Peer Steinbrück: Guten Morgen!

Sagenschneider: Es waren ja vor allem die Europäer gewesen, die gesagt hatten, das geht so nicht, Paul Wolfowitz muss jetzt endlich zurücktreten. Jetzt hat er es angekündigt, nach tagelangen Verhandlungen. Sind Sie erleichtert?

Steinbrück: Ja, es ist gut für die Weltbank und es ist gut für die Arbeitsfähigkeit der Weltbank. Insofern glaube ich, dass Paul Wolfowitz die richtige Konsequenz gezogen hat, und ich mache keinen Hehl daraus – es war auch jetzt der richtige Zeitpunkt.

Sagenschneider: Der deutsche Exekutivdirektor der Weltbank, Eckhard Deutscher, hat gesagt, diese ganze Affäre habe die Weltbank doch ziemlich beschädigt. Wie sehr ist sie denn dadurch in Mitleidenschaft gezogen worden?

Steinbrück: Na ja, das lässt sich nicht in Zahlen ausdrücken, aber in der Tat – der Prozess dauerte zu lange. Auf der anderen Seite muss man auch aufpassen, dass jemand unter Gesichtswahrung in der Lage sein kann, seinen Rücktritt zu erklären von einem so wichtigen Amt. Es wird hier sehr schnell darauf ankommen, nicht mehr die Vergangenheit aufzuarbeiten, sondern so schnell wie möglich die Reputation der Weltbank und ihre Arbeitsfähigkeit wiederherzustellen, die ist enorm wichtig für die Länder der Dritten Welt.

Sagenschneider: Und jetzt wird es natürlich um die Nachfolge von Paul Wolfowitz gehen. Traditionell – das wissen wir – wird dieser Posten des Weltbankpräsidenten mit einem Amerikaner besetzt, was mittlerweile viele ja infrage stellen. Sollte man hier mal anfangen umzudenken?

Steinbrück: Na ja, es kann ja sein, dass der Rücktritt von Paul Wolfowitz auch dadurch erleichtert worden ist jetzt, indem den Amerikanern schon das Vorschlagsrecht wieder eingeräumt worden ist. Und vor dem Hintergrund würde ich jetzt nicht diplomatisch intervenieren wollen. Dass irgendwann vielleicht auch mal der Zeitpunkt kommt, wo die Amerikaner unbenommen ihrer hohen Anteile oder ihres hohen Stimmrechtes zu dem Ergebnis kommen, dass auch ein anderer die Weltbank leiten sollte, das ist vielleicht wünschenswert. Umgekehrt wissen Sie, es ist meistens ein Europäer, der dann den International Monetary Fund leitet, zum Beispiel früher unser Bundespräsident Köhler.

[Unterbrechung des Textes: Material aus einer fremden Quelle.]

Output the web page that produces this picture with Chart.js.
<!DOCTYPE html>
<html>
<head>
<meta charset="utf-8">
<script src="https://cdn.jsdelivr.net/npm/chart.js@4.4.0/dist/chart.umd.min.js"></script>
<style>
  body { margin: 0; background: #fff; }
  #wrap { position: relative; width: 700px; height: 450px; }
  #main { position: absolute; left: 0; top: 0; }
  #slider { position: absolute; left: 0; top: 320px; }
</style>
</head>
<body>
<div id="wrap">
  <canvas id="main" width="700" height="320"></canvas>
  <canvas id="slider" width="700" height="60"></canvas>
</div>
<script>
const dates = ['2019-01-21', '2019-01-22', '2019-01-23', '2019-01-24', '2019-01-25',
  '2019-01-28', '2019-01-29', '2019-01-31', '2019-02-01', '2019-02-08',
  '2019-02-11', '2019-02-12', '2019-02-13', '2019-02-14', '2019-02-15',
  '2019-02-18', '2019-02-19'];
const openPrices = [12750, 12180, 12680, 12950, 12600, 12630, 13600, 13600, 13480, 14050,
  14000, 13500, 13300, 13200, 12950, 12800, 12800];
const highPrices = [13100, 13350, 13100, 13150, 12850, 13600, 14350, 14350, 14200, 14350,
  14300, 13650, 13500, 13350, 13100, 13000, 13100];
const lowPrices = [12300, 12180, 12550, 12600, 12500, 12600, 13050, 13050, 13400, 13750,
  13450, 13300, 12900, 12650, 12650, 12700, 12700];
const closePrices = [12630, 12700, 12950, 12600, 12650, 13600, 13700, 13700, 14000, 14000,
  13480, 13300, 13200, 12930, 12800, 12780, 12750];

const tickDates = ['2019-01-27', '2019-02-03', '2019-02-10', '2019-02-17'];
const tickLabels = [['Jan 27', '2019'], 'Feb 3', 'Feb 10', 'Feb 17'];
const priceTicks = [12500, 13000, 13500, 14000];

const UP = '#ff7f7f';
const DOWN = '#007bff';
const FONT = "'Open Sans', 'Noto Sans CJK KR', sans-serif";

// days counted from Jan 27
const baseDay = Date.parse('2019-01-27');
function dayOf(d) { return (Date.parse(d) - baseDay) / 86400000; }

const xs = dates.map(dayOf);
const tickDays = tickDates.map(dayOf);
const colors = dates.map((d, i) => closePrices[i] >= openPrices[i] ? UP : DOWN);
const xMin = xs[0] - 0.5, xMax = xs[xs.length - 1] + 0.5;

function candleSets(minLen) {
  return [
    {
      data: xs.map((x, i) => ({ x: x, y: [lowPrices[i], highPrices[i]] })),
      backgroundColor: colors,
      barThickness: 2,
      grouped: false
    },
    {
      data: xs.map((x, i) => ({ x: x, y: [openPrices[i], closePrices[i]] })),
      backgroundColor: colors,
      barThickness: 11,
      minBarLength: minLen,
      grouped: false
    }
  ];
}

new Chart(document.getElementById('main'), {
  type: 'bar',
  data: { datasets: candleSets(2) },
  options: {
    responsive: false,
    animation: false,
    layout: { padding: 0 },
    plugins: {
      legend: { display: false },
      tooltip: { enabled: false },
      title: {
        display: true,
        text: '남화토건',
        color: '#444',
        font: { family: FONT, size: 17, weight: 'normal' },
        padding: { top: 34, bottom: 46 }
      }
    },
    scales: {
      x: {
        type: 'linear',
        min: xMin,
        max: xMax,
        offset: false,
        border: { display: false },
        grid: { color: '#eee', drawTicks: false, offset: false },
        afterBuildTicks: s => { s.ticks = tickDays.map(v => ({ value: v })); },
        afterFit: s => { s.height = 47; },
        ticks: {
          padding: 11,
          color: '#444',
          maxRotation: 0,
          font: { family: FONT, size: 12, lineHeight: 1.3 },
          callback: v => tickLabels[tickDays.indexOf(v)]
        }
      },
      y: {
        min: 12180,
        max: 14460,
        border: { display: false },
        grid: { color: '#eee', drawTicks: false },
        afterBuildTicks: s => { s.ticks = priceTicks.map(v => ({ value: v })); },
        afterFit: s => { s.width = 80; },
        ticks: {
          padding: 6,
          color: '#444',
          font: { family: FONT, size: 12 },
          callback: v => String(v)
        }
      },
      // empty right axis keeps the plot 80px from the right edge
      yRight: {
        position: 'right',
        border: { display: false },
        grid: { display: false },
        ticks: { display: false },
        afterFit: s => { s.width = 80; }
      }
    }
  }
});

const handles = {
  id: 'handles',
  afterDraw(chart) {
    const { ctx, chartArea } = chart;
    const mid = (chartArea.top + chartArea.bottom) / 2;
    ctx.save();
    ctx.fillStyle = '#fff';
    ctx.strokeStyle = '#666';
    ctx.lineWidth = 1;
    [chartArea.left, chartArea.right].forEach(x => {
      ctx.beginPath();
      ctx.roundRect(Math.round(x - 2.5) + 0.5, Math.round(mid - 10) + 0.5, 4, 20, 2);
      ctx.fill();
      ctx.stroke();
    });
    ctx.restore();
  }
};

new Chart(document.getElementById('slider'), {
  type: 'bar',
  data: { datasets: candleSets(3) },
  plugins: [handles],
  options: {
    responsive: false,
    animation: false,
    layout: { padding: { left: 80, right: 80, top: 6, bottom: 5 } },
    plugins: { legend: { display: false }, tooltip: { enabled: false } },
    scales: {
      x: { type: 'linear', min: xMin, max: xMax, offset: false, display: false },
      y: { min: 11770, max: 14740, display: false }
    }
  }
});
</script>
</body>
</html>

Sagenschneider: Den Internationalen Währungsfonds. Ja, da müsste Europa vielleicht auch mal umdenken.

Steinbrück: Ja, vielleicht kann man da ansetzen, zunächst bei Komitees, die da zu besetzen sind, aber das sollte man erst mal internen Beratungen überlassen, ehe man da gleich wieder auf den offenen Markt geht.

Sagenschneider: Wird, Herr Steinbrück, dieser Rücktritt und die ganzen Querelen um Wolfowitz und die Weltbank, wird das eigentlich Auswirkungen haben auf das, was Sie und Ihre Amtskollegen heute beschäftigen wird bei dem Treffen in Brandenburg und bei den Beratungen über Finanzhilfen für Afrika?

Steinbrück: Überhaupt nicht. Auch wenn Paul Wolfowitz gekommen wäre – und natürlich wäre er protokollarisch sehr korrekt da behandelt worden, gar keine Frage –, hätte das die inhaltlichen Beratungen nicht überlagert oder dominiert, aber ich fürchte, wenn er gekommen wäre, hätte es das Erscheinungsbild dieses G7/G8-Treffens in Potsdam beeinträchtigt.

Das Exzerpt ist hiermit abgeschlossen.